In 1986 he was awarded the North Carolina chapter of the United States Junior Chamber of Commerce's "Outstanding Elected Official for the State."

For a number of years he was active in different community groups. He was on the board of directors when the group was formed in 1978, and was elected president of the Friends of Libraries group for East Carolina University in 1981. William Hadden was also the president of the Friends of the Sheppard Memorial Library. He also served on the board of directors for the Pitt County Mental Health Board and the United Fund.

== Tour Guide ==
Hadden traveled to Scotland and Israel during the 1950s on a study grant from the Disciples of Christ Church. He later found that a travel company in Nashville, Tennessee, would pay his way if he acted as a Tour guide for ten or more people to Europe, and so he found twenty people and was also able to take his wife along for free. They were able to get tickets to the Oberammergau Passion Play in 1960. He would also lead several other tours to Europe and the Holy Lands throughout the later 1960s, and later took another study tour of Anglican university chaplains in England for the Episcopal Church in 1983. "Taking tour groups to Europe is the hobby of the Rev. Bill Hadden, Episcopal Chaplain at East Carolina University and until five years ago an ordained minister in the Christian Church.
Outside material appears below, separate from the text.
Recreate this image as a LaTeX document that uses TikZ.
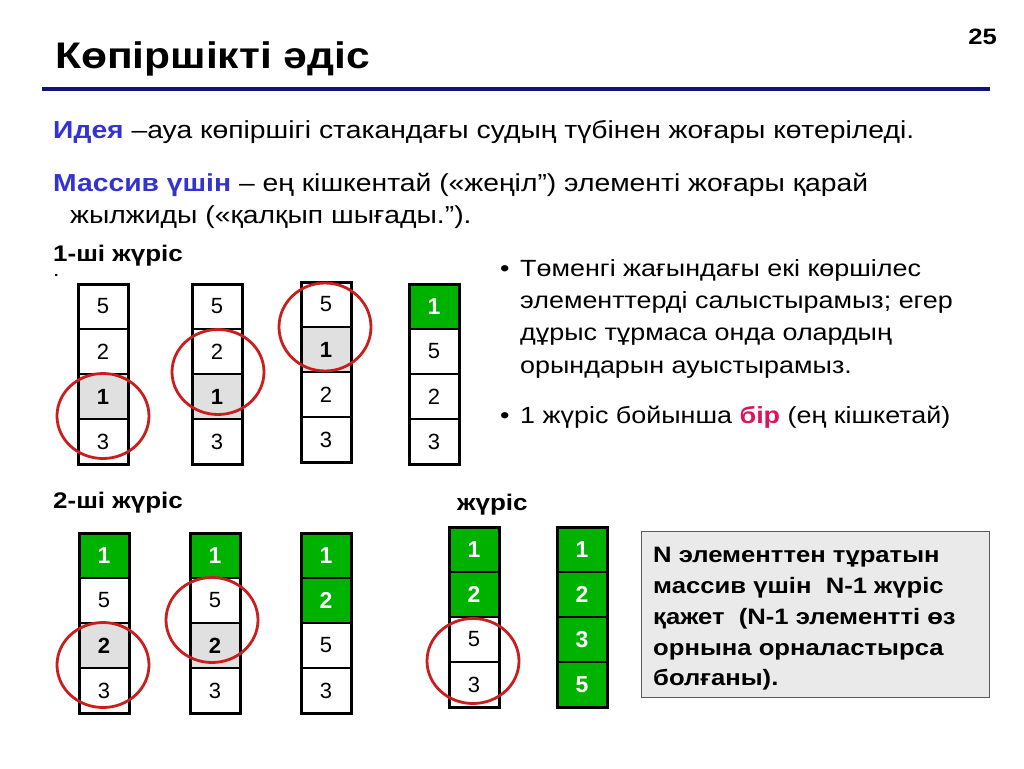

Hadden has extensive experience in writing as he served as writer of Sunday School material for the Christian Board of Publication, contributed a weekly column for seven years in The Tennessean of Nashville, and has been published in The Christian and The Pulpit Digest."

== Death ==
After a series of three strokes, Hadden died on June 14, 1995, and is buried in Pinewood Memorial Cemetery, in Greenville, North Carolina.